- **EXERCISE DIRECTIONS**: From the first line of the listing below to the line with "const bottomTicks = [225, 225.5, 226, 226.5, 227, 227.5];", print each line exactly, and nothing more. Leave out the pictures.

- **STORED RECORDS**:
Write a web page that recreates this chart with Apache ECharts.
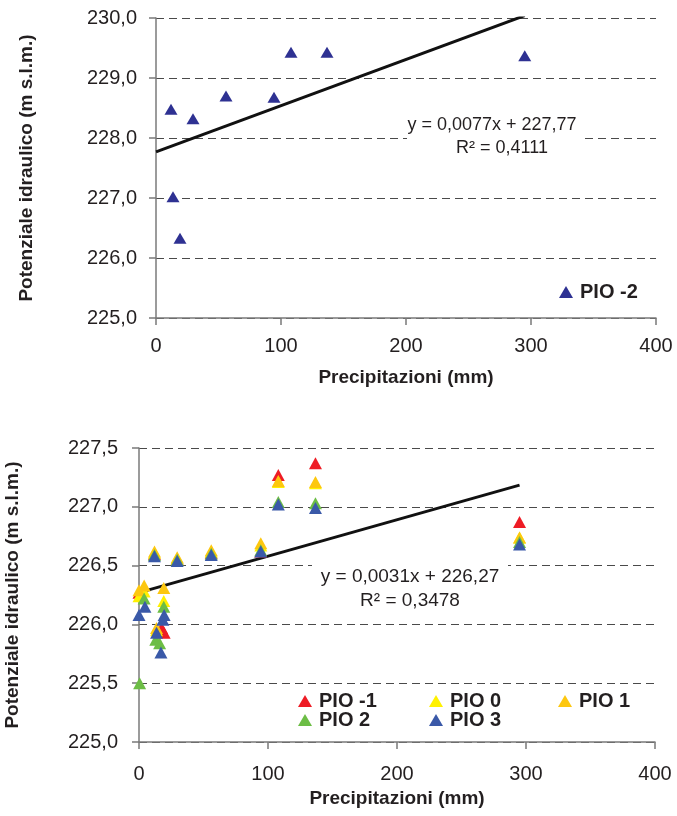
<!DOCTYPE html>
<html>
<head>
<meta charset="utf-8">
<script src="https://cdn.jsdelivr.net/npm/echarts@6/dist/echarts.min.js"></script>
<style>html,body{margin:0;padding:0;background:#fff;}#c{width:677px;height:816px;}</style>
</head>
<body>
<div id="c"></div>
<script>
// ---- Data ----
const xTicks = [0, 100, 200, 300, 400];
const topTicks = [225, 226, 227, 228, 229, 230];
const bottomTicks = [225, 225.5, 226, 226.5, 227, 227.5];

const pio_m2 = [[12,228.48],[13.6,227.02],[19.2,226.33],[29.6,228.32],[56,228.70],[94.4,228.68],[108,229.43],[136.8,229.43],[295,229.37]];
const trendTop = [[0,227.77],[295,230.04]];
const eqTop = ['y = 0,0077x + 227,77', 'R\u00B2 = 0,4111'];

const pio_m1 = [[0,226.27],[12,226.60],[17.5,225.97],[19.5,225.93],[29.6,226.56],[56,226.61],[94.4,226.62],[108,227.27],[136.8,227.37],[295,226.87]];
const pio_0 = [[0,226.24],[4,226.28],[12,226.61],[13.6,225.95],[19.2,226.20],[29.6,226.56],[56,226.62],[94.4,226.67],[108,227.21],[136.8,227.20],[295,226.74]];
const pio_1 = [[0,226.29],[4,226.33],[12,226.62],[13.6,225.97],[19.2,226.31],[29.6,226.57],[56,226.63],[94.4,226.69],[108,227.22],[136.8,227.21],[295,226.74]];
const pio_2 = [[0.5,225.50],[4,226.22],[12,226.59],[13,225.87],[16,225.84],[19.2,226.15],[29.6,226.55],[56,226.60],[94.4,226.63],[108,227.04],[136.8,227.03],[295,226.70]];
const pio_3 = [[0,226.08],[4.6,226.15],[12,226.58],[13.6,225.93],[17,225.76],[18.5,226.04],[19.5,226.08],[29.6,226.54],[56,226.59],[94.4,226.62],[108,227.02],[136.8,226.99],[295,226.68]];
const trendBottom = [[0,226.27],[295,227.1845]];
const eqBottom = ['y = 0,0031x + 226,27', 'R\u00B2 = 0,3478'];

const seriesNames = ['PIO -2','PIO -1','PIO 0','PIO 1','PIO 2','PIO 3'];
const seriesColors = ['#2E3192','#EE1C25','#FFF100','#FDC70F','#6CBD45','#3A59A8'];

// ---- Styles ----
const FONT = "'Liberation Sans', Arial, sans-serif";
const TXT = '#231F20';
const AX = '#7a7a7a';
const fmt = v => v.toFixed(1).replace('.', ',');

function xAxis(gi, labelMargin, nameGap) {
  return {
    type: 'value', gridIndex: gi, min: xTicks[0], max: xTicks[xTicks.length-1], interval: 100,
    name: 'Precipitazioni (mm)', nameLocation: 'middle', nameGap: nameGap,
    nameTextStyle: {fontFamily: FONT, fontWeight: 'bold', fontSize: 19, color: TXT},
    axisLine: {onZero: false, lineStyle: {color: AX, width: 1.5}},
    axisTick: {show: true, length: 7, lineStyle: {color: AX, width: 1.5}},
    axisLabel: {fontFamily: FONT, fontSize: 20, color: TXT, margin: labelMargin},
    splitLine: {show: false}
  };
}
function yAxis(gi, ticks, interval, nameGap, labelMargin) {
  return {
    type: 'value', gridIndex: gi, min: ticks[0], max: ticks[ticks.length-1], interval: interval,
    name: 'Potenziale idraulico (m s.l.m.)', nameLocation: 'middle', nameGap: nameGap, nameRotate: 90,
    nameTextStyle: {fontFamily: FONT, fontWeight: 'bold', fontSize: 19, color: TXT},
    axisLine: {show: true, onZero: false, lineStyle: {color: AX, width: 1.5}},
    axisTick: {show: true, length: 7, lineStyle: {color: AX, width: 1.5}},
    axisLabel: {fontFamily: FONT, fontSize: 20, color: TXT, margin: labelMargin, formatter: fmt},
    splitLine: {show: true, lineStyle: {color: '#4a4a4a', width: 1, type: [8,5]}}
  };
}
function scatter(i, data, gi, size) {
  return {
    type: 'scatter', name: seriesNames[i], data: data, xAxisIndex: gi, yAxisIndex: gi,
    symbol: 'triangle', symbolSize: size, itemStyle: {color: seriesColors[i], opacity: 1},
    z: 3 + i, emphasis: {disabled: true}
  };
}
function trend(data, gi) {
  return {type: 'line', data: data, xAxisIndex: gi, yAxisIndex: gi, symbol: 'none', clip: true,
    lineStyle: {color: '#111', width: 3}, z: 2, silent: true};
}
function legendItem(i, left, top) {
  return {data: [seriesNames[i]], left: left, top: top, padding: 0, itemGap: 0,
    itemWidth: 14, itemHeight: 12, icon: 'triangle', selectedMode: false,
    textStyle: {fontFamily: FONT, fontWeight: 'bold', fontSize: 20, color: TXT, lineHeight: 20, padding: [0,0,0,2]}};
}

const chart = echarts.init(document.getElementById('c'), null, {renderer: 'canvas'});
chart.setOption({
  backgroundColor: '#fff',
  animation: false,
  grid: [
    {left: 156, top: 18, width: 500, height: 300, outerBoundsMode: 'none', containLabel: false},
    {left: 139, top: 448, width: 516, height: 294, outerBoundsMode: 'none', containLabel: false}
  ],
  xAxis: [xAxis(0, 18, 50), xAxis(1, 22, 47)],
  yAxis: [yAxis(0, topTicks, 1, 120, 19), yAxis(1, bottomTicks, 0.5, 117, 21)],
  legend: [
    legendItem(0, 559, 282),
    legendItem(1, 298, 691),
    legendItem(2, 429, 691),
    legendItem(3, 558, 691),
    legendItem(4, 298, 710),
    legendItem(5, 429, 710)
  ],
  graphic: [
    {type: 'rect', shape: {x: 407, y: 110, width: 173, height: 50}, style: {fill: '#fff'}, z: 1},
    {type: 'rect', shape: {x: 312, y: 560, width: 196, height: 54}, style: {fill: '#fff'}, z: 1},
    {type: 'text', z: 10, style: {text: eqTop[0], x: 492, y: 125, align: 'center', verticalAlign: 'middle', fontFamily: FONT, fontSize: 18, fill: TXT}},
    {type: 'text', z: 10, style: {text: eqTop[1], x: 502, y: 148, align: 'center', verticalAlign: 'middle', fontFamily: FONT, fontSize: 18, fill: TXT}},
    {type: 'text', z: 10, style: {text: eqBottom[0], x: 410, y: 577, align: 'center', verticalAlign: 'middle', fontFamily: FONT, fontSize: 19, fill: TXT}},
    {type: 'text', z: 10, style: {text: eqBottom[1], x: 410, y: 601, align: 'center', verticalAlign: 'middle', fontFamily: FONT, fontSize: 19, fill: TXT}}
  ],
  series: [
    trend(trendTop, 0),
    scatter(0, pio_m2, 0, [13, 11]),
    trend(trendBottom, 1),
    scatter(1, pio_m1, 1, [13, 12]),
    scatter(2, pio_0, 1, [13, 12]),
    scatter(3, pio_1, 1, [13, 12]),
    scatter(4, pio_2, 1, [13, 12]),
    scatter(5, pio_3, 1, [13, 12])
  ]
});
</script>
</body>
</html>
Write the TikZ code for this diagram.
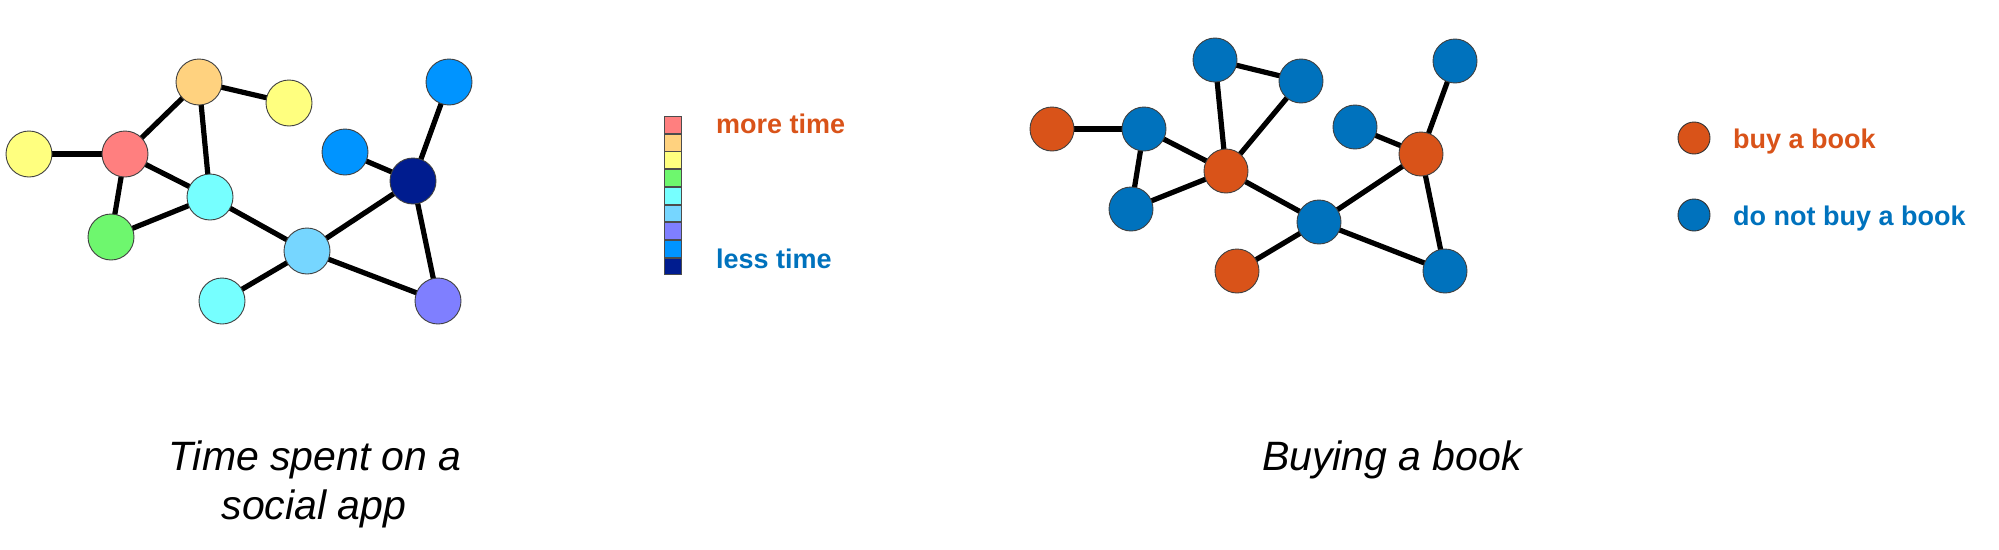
\documentclass[tikz,border=0pt]{standalone}
\usepackage{fontspec}
\setmainfont{Liberation Sans}
\usetikzlibrary{backgrounds}
\definecolor{cRed}{HTML}{FF7F7F}
\definecolor{cOrange}{HTML}{FFD27F}
\definecolor{cYellow}{HTML}{FFFF7F}
\definecolor{cGreen}{HTML}{6EF76E}
\definecolor{cCyan}{HTML}{76FFFF}
\definecolor{cLBlue}{HTML}{76D6FF}
\definecolor{cPurple}{HTML}{7F7FFF}
\definecolor{cBlue}{HTML}{0094FF}
\definecolor{cNavy}{HTML}{001C8F}
\definecolor{mOrange}{HTML}{D95319}
\definecolor{mBlue}{HTML}{0072BD}
\tikzset{
  vtx/.style={circle, draw=black!75, line width=0.9pt, minimum size=46pt, inner sep=0pt},
  rvtx/.style={vtx, minimum size=44pt},
  edge/.style={line width=5.2pt, black},
  cell/.style={draw=black!70, line width=0.9pt, minimum width=17pt, minimum height=16.8pt, inner sep=0pt, anchor=north west},
  lbl/.style={inner sep=0pt, anchor=base west, font=\fontsize{27}{30}\selectfont\bfseries},
  captxt/.style={inner sep=0pt, anchor=base, font=\fontsize{41}{49}\selectfont\itshape},
}
\begin{document}
\begin{tikzpicture}[x=1pt,y=-1pt]
\useasboundingbox (0,0) rectangle (1999,549);
% left graph
\node[vtx, fill=cYellow] (L1) at (29,154) {};
\node[vtx, fill=cRed] (L2) at (125,154) {};
\node[vtx, fill=cOrange] (L3) at (199,82) {};
\node[vtx, fill=cYellow] (L4) at (289,103) {};
\node[vtx, fill=cCyan] (L5) at (210,197) {};
\node[vtx, fill=cGreen] (L6) at (111,237) {};
\node[vtx, fill=cLBlue] (L7) at (307,251) {};
\node[vtx, fill=cCyan] (L8) at (222,301) {};
\node[vtx, fill=cBlue] (L9) at (345,152) {};
\node[vtx, fill=cBlue] (L10) at (449,82) {};
\node[vtx, fill=cNavy] (L11) at (413,181) {};
\node[vtx, fill=cPurple] (L12) at (438,301) {};
% right graph
\node[rvtx, fill=mOrange] (R1) at (1052,129) {};
\node[rvtx, fill=mBlue] (R2) at (1144,129) {};
\node[rvtx, fill=mBlue] (R3) at (1215,60) {};
\node[rvtx, fill=mBlue] (R4) at (1301,81) {};
\node[rvtx, fill=mOrange] (R5) at (1226,171) {};
\node[rvtx, fill=mBlue] (R6) at (1131,209) {};
\node[rvtx, fill=mBlue] (R7) at (1319,222) {};
\node[rvtx, fill=mOrange] (R8) at (1237,271) {};
\node[rvtx, fill=mBlue] (R9) at (1355,127) {};
\node[rvtx, fill=mOrange] (R10) at (1421,154) {};
\node[rvtx, fill=mBlue] (R11) at (1455,61) {};
\node[rvtx, fill=mBlue] (R12) at (1445,271) {};
\begin{scope}[on background layer]
\foreach \a/\b in {L1/L2,L2/L3,L3/L4,L3/L5,L2/L5,L2/L6,L6/L5,L5/L7,L7/L8,L7/L11,L7/L12,L11/L12,L11/L9,L11/L10,
  R1/R2,R2/R6,R2/R5,R6/R5,R3/R5,R3/R4,R4/R5,R5/R7,R7/R8,R7/R10,R7/R12,R10/R12,R10/R9,R10/R11}
  \draw[edge] (\a.center) -- (\b.center);
\end{scope}
% colour bar
\node[cell, fill=cRed] (C1) at (664,116) {};
\node[cell, fill=cOrange] (C2) at (C1.south west) {};
\node[cell, fill=cYellow] (C3) at (C2.south west) {};
\node[cell, fill=cGreen] (C4) at (C3.south west) {};
\node[cell, fill=cCyan] (C5) at (C4.south west) {};
\node[cell, fill=cLBlue] (C6) at (C5.south west) {};
\node[cell, fill=cPurple] (C7) at (C6.south west) {};
\node[cell, fill=cBlue] (C8) at (C7.south west) {};
\node[cell, fill=cNavy] (C9) at (C8.south west) {};
\node[lbl, text=mOrange] (more) at (716,133) {more time};
\node[lbl, text=mBlue] (less) at (716,268) {less time};
% legend
\node[circle, draw=black!80, line width=0.9pt, minimum size=32pt, inner sep=0pt, fill=mOrange] (K1) at (1694,138) {};
\node[circle, draw=black!80, line width=0.9pt, minimum size=32pt, inner sep=0pt, fill=mBlue] (K2) at (1694,215) {};
\node[lbl, text=mOrange] (buy) at (1733,148) {buy a book};
\node[lbl, text=mBlue] (notbuy) at (1733,225) {do not buy a book};
% captions
\node[captxt] (cap1a) at (315,470) {Time spent on a};
\node[captxt] (cap1b) at (314,519) {social app};
\node[captxt] (cap2) at (1392,470) {Buying a book};
\end{tikzpicture}
\end{document}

- **ANSWER TO THIS EXERCISE**:
Write a web page that recreates this chart with Apache ECharts.
<!DOCTYPE html>
<html>
<head>
<meta charset="utf-8">
<script src="https://cdn.jsdelivr.net/npm/echarts@6/dist/echarts.min.js"></script>
<style>html,body{margin:0;padding:0;background:#fff;}#c{width:677px;height:816px;}</style>
</head>
<body>
<div id="c"></div>
<script>
// ---- Data ----
const xTicks = [0, 100, 200, 300, 400];
const topTicks = [225, 226, 227, 228, 229, 230];
const bottomTicks = [225, 225.5, 226, 226.5, 227, 227.5];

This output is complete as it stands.